Pull your last five lifecycle campaigns. Check ATC and CVR against your benchmarks. Then pull 60-Day LTV % for those cohorts. If the campaigns with the weakest ATC and CVR also show the lowest 60-Day LTV %, check how many featured products were fully stocked at the variant level when the email went out.

If your team can't answer that question, every campaign is a guess. And some of those guesses are suppressing the 1-Year LTV:NCAC ratio that justifies your entire retention program.

The fix is one integration. The payoff starts the week you ship it.

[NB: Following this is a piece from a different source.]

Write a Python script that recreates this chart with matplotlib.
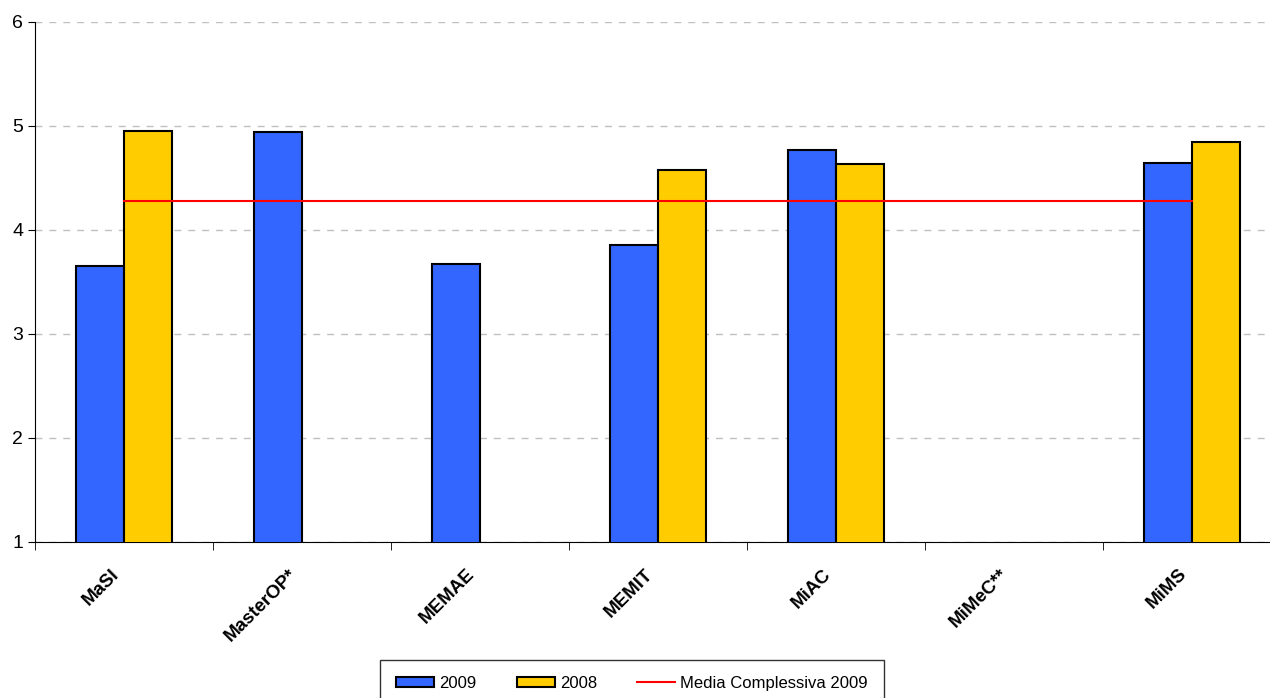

Frequently asked questions about inventory blindness

What is inventory blindness in ecommerce lifecycle marketing? Inventory blindness is when a lifecycle marketing platform has no access to variant-level stock data. It sees products as "in stock" or "out of stock" at the product level, but doesn't know which sizes, colors, or styles are actually available. This causes the platform to promote products that customers can't buy in their size.

How does out of stock email hurt customer retention? When a lifecycle email promotes a product that's out of stock at the variant level, customers click through and can't find their size. ATC drops, CVR craters, and the customer's trust erodes. For first-time buyers, this can suppress 60-Day LTV % to zero, meaning the lifecycle program adds no value beyond the initial acquisition.

How do you fix inventory blindness in lifecycle campaigns? One integration connects variant-level inventory data to your lifecycle platform's product catalog. A suppression rule prevents any campaign from featuring products below a stock threshold (typically 30% of variants available). This fix typically takes less than two weeks to ship and can improve ATC rates by 20%+ in the first month.